- **RECORD SET**

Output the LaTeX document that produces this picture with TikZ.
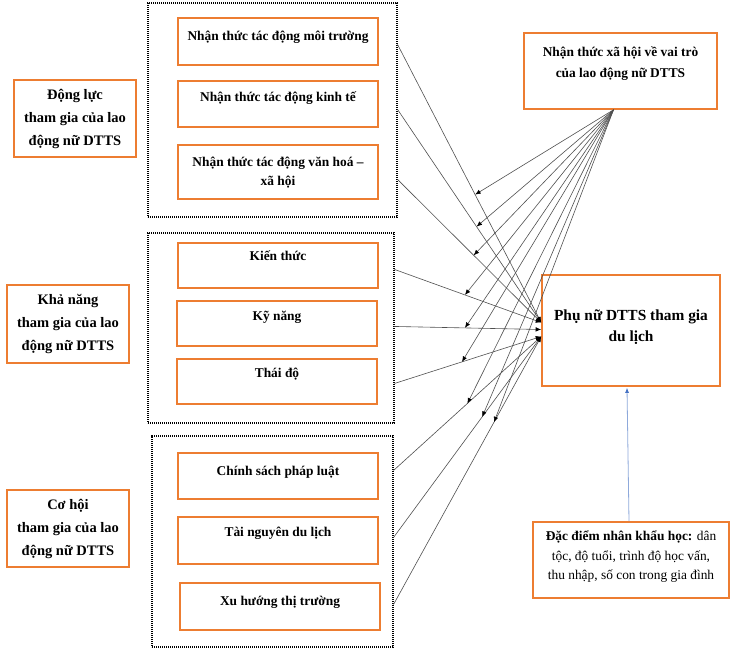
\documentclass[tikz,border=0pt]{standalone}
\usepackage{fontspec}
\setmainfont{Liberation Serif}
\usetikzlibrary{arrows.meta,calc}
\definecolor{orng}{HTML}{ED7D31}
\definecolor{lnk}{HTML}{505050}
\definecolor{blu}{HTML}{8EA9DB}
\definecolor{bluh}{HTML}{4472C4}
\begin{document}
\begin{tikzpicture}[x=1pt,y=-1pt,
  obox/.style={draw=orng, line width=1.6pt, fill=white, inner sep=0pt},
  dotframe/.style={draw=black, line width=1.1pt, dash pattern=on 1.1pt off 0.9pt, inner sep=0pt},
  lbl/.style={font=\bfseries\fontsize{13.4}{19}\selectfont, align=center, inner sep=0pt},
  lblL/.style={font=\bfseries\fontsize{14.5}{23}\selectfont, align=center},
  lblM/.style={font=\bfseries\fontsize{13.4}{21}\selectfont, align=center, inner sep=0pt},
  lblP/.style={font=\bfseries\fontsize{15.4}{21}\selectfont, align=center, inner sep=0pt},
  lblD/.style={font=\fontsize{13.4}{19.5}\selectfont, align=center, inner sep=0pt},
  link/.style={draw=lnk, line width=0.6pt, -{Latex[length=5.5pt,width=4.5pt,color=black]}},
  bluelink/.style={draw=blu, line width=0.8pt, -{Latex[length=5pt,width=4pt,color=bluh]}}
]
\fill[white] (0,0) rectangle (731,649);
\useasboundingbox (0,0) rectangle (731,649);

% left boxes
\node[obox, lblL, minimum width=122pt, minimum height=77pt] (L1) at (75,118.5) {Động lực\\tham gia của lao\\động nữ DTTS};
\node[obox, lblL, minimum width=122pt, minimum height=78pt] (L2) at (68,324) {Khả năng\\tham gia của lao\\động nữ DTTS};
\node[obox, lblL, minimum width=122pt, minimum height=77pt] (L3) at (68,528.5) {Cơ hội\\tham gia của lao\\động nữ DTTS};

% dotted frames
\node[dotframe, minimum width=249pt, minimum height=214pt] (F1) at (272.5,110) {};
\node[dotframe, minimum width=246pt, minimum height=190pt] (F2) at (271,328) {};
\node[dotframe, minimum width=241pt, minimum height=211pt] (F3) at (272.5,541.5) {};

% inner boxes
\node[obox, minimum width=200pt, minimum height=47pt] (I1) at (278,41.5) {};
\node[obox, minimum width=200pt, minimum height=46pt] (I2) at (278,104) {};
\node[obox, minimum width=200pt, minimum height=54pt] (I3) at (278,172) {};
\node[obox, minimum width=200pt, minimum height=45pt] (I4) at (278,265.5) {};
\node[obox, minimum width=200pt, minimum height=45pt] (I5) at (277,323.5) {};
\node[obox, minimum width=200pt, minimum height=45pt] (I6) at (277,381.5) {};
\node[obox, minimum width=200pt, minimum height=46pt] (I7) at (278,476) {};
\node[obox, minimum width=200pt, minimum height=47pt] (I8) at (278,540.5) {};
\node[obox, minimum width=200pt, minimum height=47pt] (I9) at (280,606.5) {};

\node[lbl, anchor=base] (T1) at ($(I1.north)+(0,23)$) {Nhận thức tác động môi trường};
\node[lbl, anchor=base] (T2) at ($(I2.north)+(0,21)$) {Nhận thức tác động kinh tế};
\node[lbl, anchor=base] (T3) at ($(I3.north)+(0,41)$) {Nhận thức tác động văn hoá –\\xã hội};
\node[lbl, anchor=base] (T4) at ($(I4.north)+(0,18)$) {Kiến thức};
\node[lbl, anchor=base] (T5) at ($(I5.north)+(0,20)$) {Kỹ năng};
\node[lbl, anchor=base] (T6) at ($(I6.north)+(0,19)$) {Thái độ};
\node[lbl, anchor=base] (T7) at ($(I7.north)+(0,23)$) {Chính sách pháp luật};
\node[lbl, anchor=base] (T8) at ($(I8.north)+(0,20)$) {Tài nguyên du lịch};
\node[lbl, anchor=base] (T9) at ($(I9.north)+(0,23)$) {Xu hướng thị trường};

% right boxes
\node[obox, minimum width=193pt, minimum height=76pt] (M) at (620.5,71) {};
\node[lblM, anchor=base] (MT) at ($(M.north)+(0,45)$) {Nhận thức xã hội về vai trò\\của lao động nữ DTTS};

\node[obox, minimum width=178pt, minimum height=111pt] (P) at (631,330.5) {};
\node[lblP, anchor=base] (PT) at ($(P.north)+(0,67)$) {Phụ nữ DTTS tham gia\\du lịch};

\node[obox, minimum width=196pt, minimum height=76pt] (D) at (631,560) {};
\node[lblD] (DT) at ($(D.center)+(0,-3)$) {\textbf{Đặc điểm nhân khẩu học:} dân\\tộc, độ tuổi, trình độ học vấn,\\thu nhập, số con trong gia đình};

% connector coordinates
\coordinate (s1) at ($(F1.north east)+(0,42)$);
\coordinate (s2) at ($(F1.north east)+(0,107)$);
\coordinate (s3) at ($(F1.north east)+(0,177)$);
\coordinate (s4) at ($(F2.north east)+(0,37)$);
\coordinate (s5) at ($(F2.north east)+(0,94)$);
\coordinate (s6) at ($(F2.north east)+(0,151)$);
\coordinate (s7) at ($(F3.north east)+(0,35)$);
\coordinate (s8) at ($(F3.north east)+(0,102)$);
\coordinate (s9) at ($(F3.north east)+(0,169)$);
\coordinate (ta) at ($(P.west)+(0,-8)$);
\coordinate (tb) at ($(P.west)+(0,-1)$);
\coordinate (tc) at ($(P.west)+(0,6)$);
\coordinate (ms) at ($(M.south)+(-7,0)$);

\coordinate (m1) at ($(s1)!0.54!(ta)$);
\coordinate (m2) at ($(s2)!0.55!(ta)$);
\coordinate (m3) at ($(s3)!0.53!(ta)$);
\coordinate (m4) at ($(s4)!0.48!(ta)$);
\coordinate (m5) at ($(s5)!0.48!(tb)$);
\coordinate (m6) at ($(s6)!0.46!(tc)$);
\coordinate (m7) at ($(s7)!0.50!(tc)$);
\coordinate (m8) at ($(s8)!0.60!(tc)$);
\coordinate (m9) at ($(s9)!0.68!(tc)$);

% main links
\draw[link] (s1) -- (ta);
\draw[link] (s2) -- (ta);
\draw[link] (s3) -- (ta);
\draw[link] (s4) -- (ta);
\draw[link] (s5) -- (tb);
\draw[link] (s6) -- (tc);
\draw[link] (s7) -- (tc);
\draw[link] (s8) -- (tc);
\draw[link] (s9) -- (tc);

% moderator links
\foreach \i in {1,...,9} {\draw[link] (ms) -- (m\i);}

% demographic link
\draw[bluelink] ($(D.north)+(-2,0)$) -- ($(P.south)+(-4,1)$);
\end{tikzpicture}
\end{document}
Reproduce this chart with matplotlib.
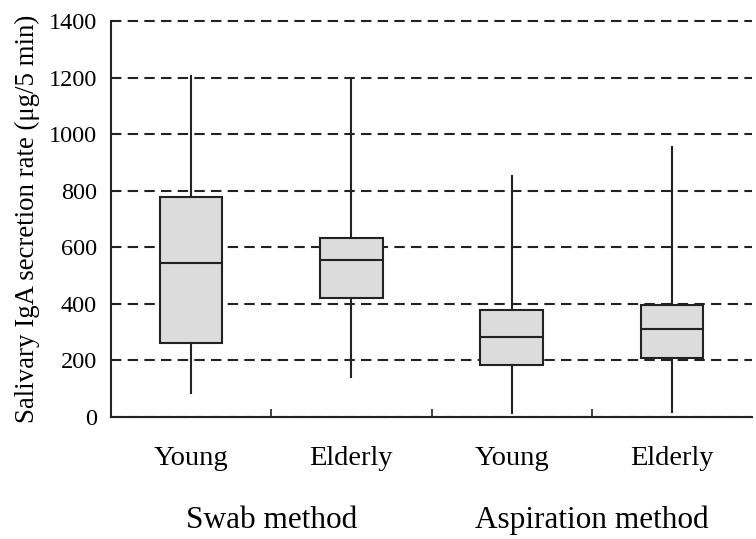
import matplotlib.pyplot as plt

plt.rcParams['font.family'] = ['Liberation Serif', 'DejaVu Serif']

groups = ['Swab method', 'Aspiration method']
categories = ['Young', 'Elderly', 'Young', 'Elderly']
whislo = [86, 142, 15, 19]
q1 = [260, 422, 184, 210]
med = [543, 554, 282, 311]
q3 = [778, 633, 378, 396]
whishi = [1205, 1200, 852, 954]

stats = []
for i in range(len(categories)):
    stats.append({'label': categories[i], 'whislo': whislo[i], 'q1': q1[i],
                  'med': med[i], 'q3': q3[i], 'whishi': whishi[i], 'fliers': []})

fig = plt.figure(figsize=(7.56, 5.39), dpi=100)
ax = fig.add_axes([0.1468, 0.2263, 0.848, 0.7347])

pos = [1, 2, 3, 4]
ax.bxp(stats, positions=pos, widths=0.39, showcaps=False, patch_artist=True,
       boxprops=dict(facecolor='#dcdcdc', edgecolor='#222222', linewidth=1.5),
       medianprops=dict(color='#222222', linewidth=1.5),
       whiskerprops=dict(color='#222222', linewidth=1.5))

ax.set_ylim(0, 1400)
ax.set_xlim(0.5, 4.5)
ax.set_yticks(range(0, 1401, 200))
ax.yaxis.grid(True, linestyle=(0, (5, 3)), color='#222222', linewidth=1.5)
ax.set_axisbelow(True)
ax.tick_params(axis='y', labelsize=17.5, direction='in', length=5, width=1.2,
               color='#222222', pad=10)
for gl in ax.get_ygridlines():
    gl.set_clip_on(False)

ax.set_xticks([1.5, 2.5, 3.5])
ax.set_xticklabels([])
ax.tick_params(axis='x', direction='in', length=6, width=1.2, color='#222222')

for s in ['top', 'right']:
    ax.spines[s].set_visible(False)
for s in ['left', 'bottom']:
    ax.spines[s].set_linewidth(1.5)
    ax.spines[s].set_color('#222222')

for p, c in zip(pos, categories):
    ax.text(p, -145, c, ha='center', va='center', fontsize=20.5)
for g, p in zip(groups, [1.5, 3.5]):
    ax.text(p, -365, g, ha='center', va='center', fontsize=22.5)

ax.set_ylabel('Salivary IgA secretion rate (μg/5 min)', fontsize=19.4, labelpad=6)

fig.savefig('out.png', dpi=100)
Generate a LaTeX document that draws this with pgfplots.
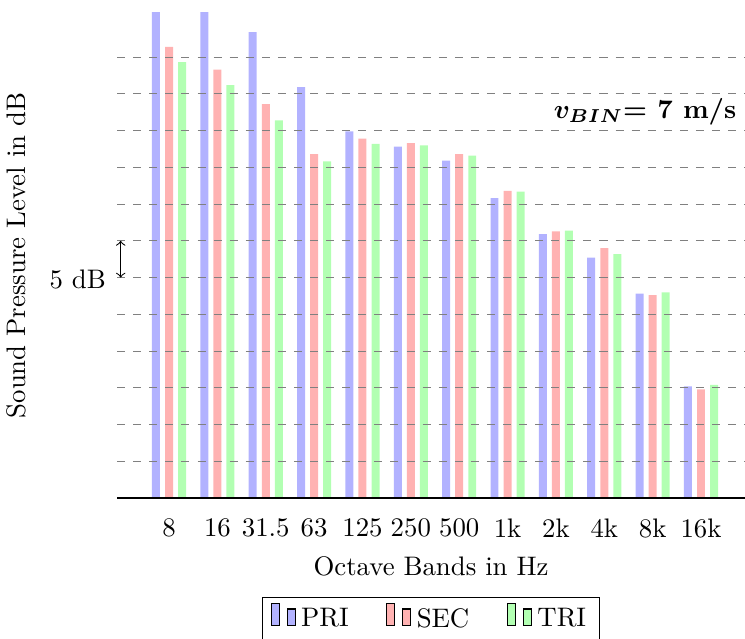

- **PROMPT**
Here the job is to quote the lines from the one with "Reproduce this chart with matplotlib." through the end of the material, both included, exactly; please skip the pictures.

- **COMPLETE OUTPUT**
Reproduce this chart with matplotlib.
import matplotlib.pyplot as plt

plt.rcParams['font.family'] = ['Liberation Serif', 'DejaVu Serif']

groups = ['Swab method', 'Aspiration method']
categories = ['Young', 'Elderly', 'Young', 'Elderly']
whislo = [86, 142, 15, 19]
q1 = [260, 422, 184, 210]
med = [543, 554, 282, 311]
q3 = [778, 633, 378, 396]
whishi = [1205, 1200, 852, 954]

stats = []
for i in range(len(categories)):
    stats.append({'label': categories[i], 'whislo': whislo[i], 'q1': q1[i],
                  'med': med[i], 'q3': q3[i], 'whishi': whishi[i], 'fliers': []})

fig = plt.figure(figsize=(7.56, 5.39), dpi=100)
ax = fig.add_axes([0.1468, 0.2263, 0.848, 0.7347])

pos = [1, 2, 3, 4]
ax.bxp(stats, positions=pos, widths=0.39, showcaps=False, patch_artist=True,
       boxprops=dict(facecolor='#dcdcdc', edgecolor='#222222', linewidth=1.5),
       medianprops=dict(color='#222222', linewidth=1.5),
       whiskerprops=dict(color='#222222', linewidth=1.5))

ax.set_ylim(0, 1400)
ax.set_xlim(0.5, 4.5)
ax.set_yticks(range(0, 1401, 200))
ax.yaxis.grid(True, linestyle=(0, (5, 3)), color='#222222', linewidth=1.5)
ax.set_axisbelow(True)
ax.tick_params(axis='y', labelsize=17.5, direction='in', length=5, width=1.2,
               color='#222222', pad=10)
for gl in ax.get_ygridlines():
    gl.set_clip_on(False)

ax.set_xticks([1.5, 2.5, 3.5])
ax.set_xticklabels([])
ax.tick_params(axis='x', direction='in', length=6, width=1.2, color='#222222')

for s in ['top', 'right']:
    ax.spines[s].set_visible(False)
for s in ['left', 'bottom']:
    ax.spines[s].set_linewidth(1.5)
    ax.spines[s].set_color('#222222')

for p, c in zip(pos, categories):
    ax.text(p, -145, c, ha='center', va='center', fontsize=20.5)
for g, p in zip(groups, [1.5, 3.5]):
    ax.text(p, -365, g, ha='center', va='center', fontsize=22.5)

ax.set_ylabel('Salivary IgA secretion rate (μg/5 min)', fontsize=19.4, labelpad=6)

fig.savefig('out.png', dpi=100)
Generate a LaTeX document that draws this with pgfplots.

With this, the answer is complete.